Omelia (21-08-2016)
don Luciano Cantini
La porta di servizio

Quelli che si salvano

Ci sarebbe da domandarci che cosa significhi "oggi" la salvezza. Salvezza da cosa o da chi, per quale prospettiva. Non ci fa meraviglia che si parli di salvezza di una squadra di calcio che corre il rischio di retrocessione; ognuno percepisce in modo diverso il bisogno di salvezza in base alla propria situazione: salute, lavoro, disagio sociale. Sappiamo bene che per quanto i problemi della vita siano totalizzanti del pensiero e della azione la loro soluzione rimane una salvezza parziale. Ogni religione invece si pone come prospettiva la salvezza totale dell'uomo, dunque c'è una aspirazione universale alla salvezza se pur con connotazioni, e visioni anche molto diverse tra loro, e soprattutto modi diversi per ottenerla. C'è poi da domandarci se quella salvezza sia una conquista dell'uomo o un dono di Dio. Certo è che ogni piccola salvezza, ogni aspirazione parziale è sempre segno di quella vocazione universale alla Salvezza.


Sono pochi

La domanda di quel tale suona come preoccupazione, una esclusione dalla salvezza; Gesù non pare rassicurante: ai pochi contrappone i molti che la cercano; un fatto è certo: il Signore esclude qualsiasi via facile.
L'immagine che ci regala è quella della porta stretta, non il portone del palazzo che riempie la facciata, ma la porticina di servizio, quella che è nascosta sul retro della costruzione.
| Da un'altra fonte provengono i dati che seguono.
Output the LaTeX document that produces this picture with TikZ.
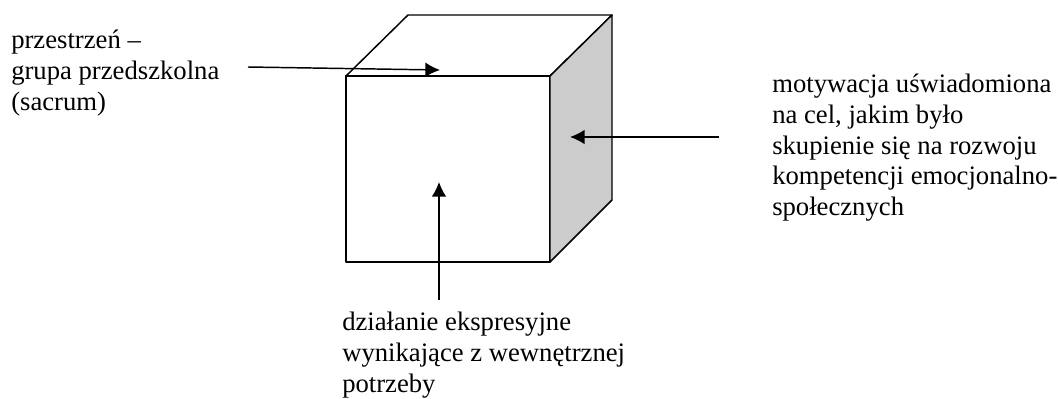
\documentclass[tikz,border=0pt]{standalone}
\usepackage{fontspec}
\setmainfont{Liberation Serif}
\usetikzlibrary{arrows.meta, positioning}
\definecolor{sidegray}{gray}{0.8}
\tikzset{
  face/.style={draw, line width=1.1pt, line join=round},
  arrow/.style={-{Latex[length=11pt, width=11pt]}, line width=1.1pt},
  label/.style={
    align=left,
    anchor=north west,
    inner sep=0pt,
    font=\fontsize{20}{23}\selectfont
  }
}

\begin{document}
\begin{tikzpicture}[x=0.75pt, y=-0.75pt]
  \useasboundingbox (0,0) rectangle (1058,399);

  % cube corners
  \coordinate (fronttl) at (346,76);
  \coordinate (fronttr) at (550,76);
  \coordinate (frontbr) at (550,262);
  \coordinate (frontbl) at (346,262);
  \coordinate (backtl) at (408,15);
  \coordinate (backtr) at (612,15);
  \coordinate (backbr) at (612,200);

  \draw[face] (fronttl) -- (fronttr) -- (frontbr) -- (frontbl) -- cycle;
  \draw[face] (fronttl) -- (backtl) -- (backtr) -- (fronttr) -- cycle;
  \draw[face, fill=sidegray] (fronttr) -- (backtr) -- (backbr) -- (frontbr) -- cycle;

  \node[label] (space) at (11,30) {przestrzeń --\\grupa przedszkolna\\(sacrum)};
  \node[label] (motive) at (772,74) {motywacja uświadomiona\\na cel, jakim było\\skupienie się na rozwoju\\kompetencji emocjonalno-\\społecznych};
  \node[label] (action) at (342,312) {działanie ekspresyjne\\wynikające z wewnętrznej\\potrzeby};

  % arrows
  \coordinate (spacestart) at (248,67);
  \coordinate (spaceend) at (440,70);
  \coordinate (motivestart) at (719,137);
  \coordinate (motiveend) at (570,137);
  \coordinate (actionstart) at (439,300);
  \coordinate (actionend) at (439,182);

  \draw[arrow] (spacestart) -- (spaceend);
  \draw[arrow] (motivestart) -- (motiveend);
  \draw[arrow] (actionstart) -- (actionend);
\end{tikzpicture}
\end{document}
L'immagine della moltitudine che cerca di entrare fa immaginare una specie di ingorgo che si crea nel traffico alla presenza di una strettoia come quando gli automobilisti frettolosi superano la fila per tentare di passare prima e rimangono ingolfati, passa solo chi ha la pazienza e la costanza di aspettare il proprio turno. Uno alla volta. Stare in fila non è solo questione di tempo e di pazienza ma anche di fiducia l'uno con l'altro, avere la delicatezza di far passare chi più ha bisogno, non considerarsi proprietari del turno conquistato come i numerini salvafila negli uffici o nei negozi. La dimensione è talmente altra che all'improvviso ci si trova dentro senza neppure accorgersi di aver superato la porta.


Abbiamo mangiato e bevuto

Chi è rimasto fuori reclama di aver mangiato e bevuto in tua presenza; c'è una sottigliezza che a noi può sfuggire, nessuno dice di aver condiviso lo stesso piatto come era uso mangiando insieme, si afferma quasi una comunione apparente, una forma più che una sostanza. Se noi traslassimo l'immagine del mangiare e bere all'Eucarestia ci sarebbe da domandarci quanto la ritualità ha preso il sopravvento sulla Comunione: condividere la Parola, lo stesso progetto, il medesimo servizio, l'identico amore che ha condotto il Signore sulla croce. A volte abbiamo l'impressione di una via facile, che una certa frequentazione, la recita di preghiere, la partecipazione ai riti spalanchi il portone d'ingresso, ma non è così; saremo cacciati fuori. Non è quella della facciata che conta, ma la porta stretta che sta sul retro, poco visibile che è sempre aperta all'impegno personale, al sacrificio, al perdono, alla misericordia, alla comunione, alla fatica dell'amore.


Verranno

Verranno dai quattro angoli del mondo per sedere a mensa nel regno di Dio. Ci dovremo meravigliare quando vedremo quelli che oggi bussano alla nostra porta e trovano il filo spinato o un cordone di polizia seduti alla tavola del Regno? Quelli che lavano i vetri ai semafori, o le nostre badanti, o gli sfruttati con il lavoro nero? Gli ultimi del nostro mondo già ci stanno precedendo, coloro che sanno bene cosa significhi passare dalla porta di servizio troveranno presto la strada, non avranno difficoltà a passare dalla porta stretta che hanno attraversato per tutta la vita. Dovremo imparare da loro, assumerli come maestri di vita, come esempio: Beati voi, poveri, perché vostro è il regno di Dio (Lc 6,20).